There was no immediate condemnation from the Lithuanian artistic or political class to which this 49-year-old actress and mother of three belongs. From 2008 to 2012 Asta Baukutė was a member of the Lithuanian parliament representing the Party of National Revival.

Baukutė is also a recipient of the Golden Cross of the Stage award from the Lithuanian Ministry of Culture.

In neighboring Latvia she might have found a sympathetic ear in one of the leading Latvian politicians, member of Latvian Parliament Karlis Serzants.

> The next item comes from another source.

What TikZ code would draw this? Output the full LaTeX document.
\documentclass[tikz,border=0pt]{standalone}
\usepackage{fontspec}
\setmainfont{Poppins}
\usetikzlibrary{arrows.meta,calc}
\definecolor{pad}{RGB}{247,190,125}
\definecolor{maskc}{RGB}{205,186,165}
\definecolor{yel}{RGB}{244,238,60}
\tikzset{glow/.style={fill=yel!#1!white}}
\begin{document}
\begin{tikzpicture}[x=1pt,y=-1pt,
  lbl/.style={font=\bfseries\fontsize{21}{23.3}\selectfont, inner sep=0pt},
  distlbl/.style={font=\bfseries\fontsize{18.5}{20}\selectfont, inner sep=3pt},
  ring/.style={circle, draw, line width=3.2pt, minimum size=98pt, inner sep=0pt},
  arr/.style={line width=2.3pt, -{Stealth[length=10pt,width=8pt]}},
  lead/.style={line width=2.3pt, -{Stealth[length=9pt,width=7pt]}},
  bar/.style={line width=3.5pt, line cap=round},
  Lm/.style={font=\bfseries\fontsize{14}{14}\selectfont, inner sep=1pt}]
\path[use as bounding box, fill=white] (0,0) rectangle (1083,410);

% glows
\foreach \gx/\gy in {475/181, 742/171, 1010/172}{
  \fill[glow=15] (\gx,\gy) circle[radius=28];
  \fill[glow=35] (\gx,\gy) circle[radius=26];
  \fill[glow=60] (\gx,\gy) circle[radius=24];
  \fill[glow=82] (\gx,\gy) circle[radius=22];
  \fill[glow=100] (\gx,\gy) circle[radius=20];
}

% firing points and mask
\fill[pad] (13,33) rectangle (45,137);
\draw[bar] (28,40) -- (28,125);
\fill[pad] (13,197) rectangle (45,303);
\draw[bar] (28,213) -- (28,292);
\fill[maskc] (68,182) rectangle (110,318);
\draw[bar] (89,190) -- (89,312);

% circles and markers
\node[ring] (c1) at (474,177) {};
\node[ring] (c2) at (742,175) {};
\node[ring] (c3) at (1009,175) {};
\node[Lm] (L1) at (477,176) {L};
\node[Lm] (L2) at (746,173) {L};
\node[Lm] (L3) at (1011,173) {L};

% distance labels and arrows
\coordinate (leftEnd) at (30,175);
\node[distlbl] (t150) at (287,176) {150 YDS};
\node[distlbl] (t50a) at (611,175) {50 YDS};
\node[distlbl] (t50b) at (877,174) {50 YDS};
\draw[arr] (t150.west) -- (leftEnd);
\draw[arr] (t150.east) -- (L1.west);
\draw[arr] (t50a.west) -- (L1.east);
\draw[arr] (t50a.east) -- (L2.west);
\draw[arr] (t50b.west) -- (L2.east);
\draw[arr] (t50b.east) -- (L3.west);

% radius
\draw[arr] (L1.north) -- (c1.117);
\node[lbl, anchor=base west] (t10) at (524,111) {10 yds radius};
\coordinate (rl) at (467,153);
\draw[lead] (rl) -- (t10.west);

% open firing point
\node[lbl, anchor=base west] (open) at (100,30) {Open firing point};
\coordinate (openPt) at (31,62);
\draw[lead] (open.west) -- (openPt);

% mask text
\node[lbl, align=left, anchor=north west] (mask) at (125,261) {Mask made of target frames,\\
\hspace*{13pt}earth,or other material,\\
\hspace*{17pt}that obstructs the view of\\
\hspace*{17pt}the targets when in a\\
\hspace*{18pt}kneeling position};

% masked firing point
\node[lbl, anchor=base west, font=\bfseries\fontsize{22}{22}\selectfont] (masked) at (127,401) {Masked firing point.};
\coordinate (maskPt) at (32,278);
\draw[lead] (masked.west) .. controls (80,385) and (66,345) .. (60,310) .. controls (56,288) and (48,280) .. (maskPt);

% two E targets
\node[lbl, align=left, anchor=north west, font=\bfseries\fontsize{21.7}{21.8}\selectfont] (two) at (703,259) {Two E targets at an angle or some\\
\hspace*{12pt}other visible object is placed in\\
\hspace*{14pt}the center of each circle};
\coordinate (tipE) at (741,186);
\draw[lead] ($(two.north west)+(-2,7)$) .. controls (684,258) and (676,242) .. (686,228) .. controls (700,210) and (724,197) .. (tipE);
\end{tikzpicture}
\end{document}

Last March during his interview on Latvian Radio 4’s Day after Day program, the Latvian MP blamed representatives of “the clever ethnicity” and “lawyers” for subversive anti-Latvian activity and propaganda taking place in Latvia, Regnum reported.

In parliament Serzants represents a coalition of the Green Party and the Party of Peasants to which the current Latvian president belongs.

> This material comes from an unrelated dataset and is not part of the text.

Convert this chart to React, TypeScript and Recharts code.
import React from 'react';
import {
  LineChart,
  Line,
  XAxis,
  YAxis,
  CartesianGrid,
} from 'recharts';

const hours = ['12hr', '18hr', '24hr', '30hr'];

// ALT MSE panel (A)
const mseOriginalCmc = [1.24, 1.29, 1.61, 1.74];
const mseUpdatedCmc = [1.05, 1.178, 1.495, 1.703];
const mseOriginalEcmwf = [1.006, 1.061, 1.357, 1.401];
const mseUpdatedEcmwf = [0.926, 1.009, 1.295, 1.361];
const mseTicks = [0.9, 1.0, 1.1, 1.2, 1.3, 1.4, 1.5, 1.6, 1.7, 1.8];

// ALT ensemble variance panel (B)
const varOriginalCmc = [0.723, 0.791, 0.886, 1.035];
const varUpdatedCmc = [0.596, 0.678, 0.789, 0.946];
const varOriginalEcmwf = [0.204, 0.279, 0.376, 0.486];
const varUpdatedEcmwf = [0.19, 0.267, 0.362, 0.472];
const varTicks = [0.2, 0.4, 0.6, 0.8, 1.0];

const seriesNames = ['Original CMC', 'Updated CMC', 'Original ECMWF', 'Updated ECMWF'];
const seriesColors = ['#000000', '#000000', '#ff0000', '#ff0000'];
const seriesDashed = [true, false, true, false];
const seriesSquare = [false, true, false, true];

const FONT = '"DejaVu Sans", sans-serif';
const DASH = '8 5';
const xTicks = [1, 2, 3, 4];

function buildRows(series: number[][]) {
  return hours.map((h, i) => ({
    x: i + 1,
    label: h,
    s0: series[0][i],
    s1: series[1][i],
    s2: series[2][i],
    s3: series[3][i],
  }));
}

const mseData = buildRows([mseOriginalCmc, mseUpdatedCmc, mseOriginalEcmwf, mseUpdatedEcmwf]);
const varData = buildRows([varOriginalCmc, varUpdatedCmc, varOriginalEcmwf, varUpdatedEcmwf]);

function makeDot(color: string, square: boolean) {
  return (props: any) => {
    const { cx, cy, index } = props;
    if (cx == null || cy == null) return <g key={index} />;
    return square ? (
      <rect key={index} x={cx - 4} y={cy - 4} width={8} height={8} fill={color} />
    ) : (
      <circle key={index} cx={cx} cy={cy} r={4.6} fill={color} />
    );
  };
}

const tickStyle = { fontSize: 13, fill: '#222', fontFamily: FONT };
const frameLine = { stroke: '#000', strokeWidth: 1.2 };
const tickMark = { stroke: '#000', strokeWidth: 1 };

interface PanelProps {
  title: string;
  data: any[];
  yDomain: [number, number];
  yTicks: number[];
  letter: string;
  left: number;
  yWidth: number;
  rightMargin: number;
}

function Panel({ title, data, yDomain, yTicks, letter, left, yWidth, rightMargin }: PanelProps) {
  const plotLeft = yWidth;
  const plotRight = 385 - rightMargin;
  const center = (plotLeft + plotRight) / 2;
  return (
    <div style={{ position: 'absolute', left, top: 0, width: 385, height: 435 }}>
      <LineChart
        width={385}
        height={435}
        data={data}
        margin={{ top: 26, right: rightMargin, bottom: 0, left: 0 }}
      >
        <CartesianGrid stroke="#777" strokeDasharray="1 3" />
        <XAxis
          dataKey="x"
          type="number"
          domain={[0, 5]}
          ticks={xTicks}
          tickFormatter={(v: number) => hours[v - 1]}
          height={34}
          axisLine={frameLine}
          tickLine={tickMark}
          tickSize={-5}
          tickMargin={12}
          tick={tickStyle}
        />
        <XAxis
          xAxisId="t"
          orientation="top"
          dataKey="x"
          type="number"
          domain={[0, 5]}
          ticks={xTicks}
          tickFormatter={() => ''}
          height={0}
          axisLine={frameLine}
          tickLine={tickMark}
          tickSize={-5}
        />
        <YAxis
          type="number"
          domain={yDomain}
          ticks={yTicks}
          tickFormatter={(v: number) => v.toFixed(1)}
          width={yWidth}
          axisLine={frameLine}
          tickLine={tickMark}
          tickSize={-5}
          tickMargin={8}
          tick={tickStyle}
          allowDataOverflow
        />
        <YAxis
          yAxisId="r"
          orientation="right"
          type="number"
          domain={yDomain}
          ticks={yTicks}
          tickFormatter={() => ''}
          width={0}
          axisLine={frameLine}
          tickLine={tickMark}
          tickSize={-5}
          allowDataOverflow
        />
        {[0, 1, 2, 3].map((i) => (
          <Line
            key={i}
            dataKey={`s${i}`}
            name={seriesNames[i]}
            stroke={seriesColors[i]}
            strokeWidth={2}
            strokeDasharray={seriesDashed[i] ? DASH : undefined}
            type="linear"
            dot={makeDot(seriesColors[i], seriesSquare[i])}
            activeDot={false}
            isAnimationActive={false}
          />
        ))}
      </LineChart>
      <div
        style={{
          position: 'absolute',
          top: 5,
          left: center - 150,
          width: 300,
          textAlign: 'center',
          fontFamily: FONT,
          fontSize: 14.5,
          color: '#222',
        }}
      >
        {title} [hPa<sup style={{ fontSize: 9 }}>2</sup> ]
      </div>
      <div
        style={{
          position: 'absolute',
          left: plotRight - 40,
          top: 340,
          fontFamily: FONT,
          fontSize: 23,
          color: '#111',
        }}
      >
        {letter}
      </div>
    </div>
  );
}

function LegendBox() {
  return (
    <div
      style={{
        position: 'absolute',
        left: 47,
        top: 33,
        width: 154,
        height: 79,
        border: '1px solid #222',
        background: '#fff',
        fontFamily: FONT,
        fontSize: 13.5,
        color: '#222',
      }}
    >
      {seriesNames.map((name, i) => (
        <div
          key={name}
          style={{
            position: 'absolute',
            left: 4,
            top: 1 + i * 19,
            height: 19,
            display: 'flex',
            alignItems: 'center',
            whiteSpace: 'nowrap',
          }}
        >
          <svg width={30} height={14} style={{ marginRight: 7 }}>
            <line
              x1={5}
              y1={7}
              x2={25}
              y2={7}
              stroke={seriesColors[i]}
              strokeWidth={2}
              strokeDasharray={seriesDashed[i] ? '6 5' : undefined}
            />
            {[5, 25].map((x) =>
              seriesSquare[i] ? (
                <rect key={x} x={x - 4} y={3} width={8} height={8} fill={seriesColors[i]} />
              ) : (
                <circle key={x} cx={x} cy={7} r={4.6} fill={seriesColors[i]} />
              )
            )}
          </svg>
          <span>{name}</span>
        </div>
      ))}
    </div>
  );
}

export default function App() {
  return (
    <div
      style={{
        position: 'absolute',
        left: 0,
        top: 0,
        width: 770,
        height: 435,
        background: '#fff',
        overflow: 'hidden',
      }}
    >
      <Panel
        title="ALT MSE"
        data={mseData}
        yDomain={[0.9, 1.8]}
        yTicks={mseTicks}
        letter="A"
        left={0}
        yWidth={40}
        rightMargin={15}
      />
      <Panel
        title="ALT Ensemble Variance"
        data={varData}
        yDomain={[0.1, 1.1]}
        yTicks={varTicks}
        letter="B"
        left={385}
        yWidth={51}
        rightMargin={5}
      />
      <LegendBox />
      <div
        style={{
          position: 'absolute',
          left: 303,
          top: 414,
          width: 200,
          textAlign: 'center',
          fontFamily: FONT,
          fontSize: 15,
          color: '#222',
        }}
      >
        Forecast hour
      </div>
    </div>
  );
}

At the time of the interview, Serzants was working on a law to limit freedom of expression in Latvia in the face of looming Russian aggression. When asked what nationality did he mean, Latvian MP gave a straightforward answer: “I meant the Jewish ethnicity. They read laws, they always walked on the edge, not stepping over it. For them, it will become more difficult to continue now [with alleged anti-Latvian subversive activities once a new law is passed].”

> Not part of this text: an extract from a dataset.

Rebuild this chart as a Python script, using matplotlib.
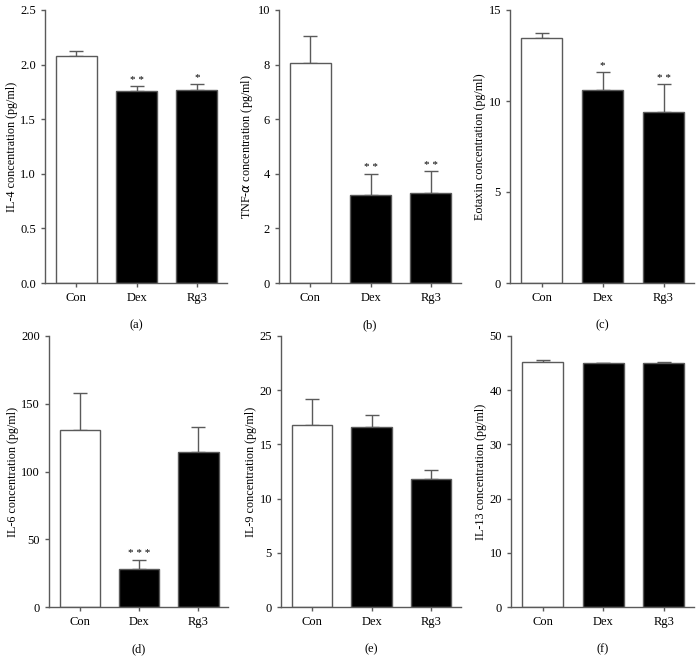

Among the people who reacted angrily to Asta Baukutė’s Nazi salute on Lithuanian TV were those who immediately recalled the ugly advertisement by a local gas equipment company from another Baltic state, Estonia, in 2012. The gas company promoted its equipment with a picture of the gates of Auschwitz and the caption “Gas heating—universal, comfortable and effective.”

In another campaign, a picture of emaciated and dying prisoners of the Buchenwald concentration camp was used by the Estonian newspaper Eesti Ekspress to advertise diet pills. “Eins, zwei, drei … and magic pills from Dr. Mengele will do the work for you! In Buchenwald, there were no fat people,” the caption read.

The paper was apparently untroubled by the detail that Josef Mengele, the notorious Nazi murderer-physician who experimented on Jewish victims, worked at Auschwitz, not Buchenwald.

These three nations are in the European Union now and are NATO members.

Meanwhile, Ukraine, mired in revolution, hasn’t quite gained admission to the European club. But it can still do the anti-Jewish thing pretty convincingly. On January 1 on the main streets of the Ukrainian capital of Kiev during a torchlight procession commemorating the birth of Nazi collaborator Stepan Bandera, hundreds of his followers shouted “Juden giet! Juden giet” (Jews-out)!”

The same Saturday morning the Guess the Melody show was canceled on Lithuanian national TV, actress and former member of parliament Baukutė provided her own assessment of the situation. “If you are looking for conflict where there is none, look someplace else,” she was quoted by Delfi. “This is an entertainment program, not a political one.”

The actress said she was surprised the show was canceled.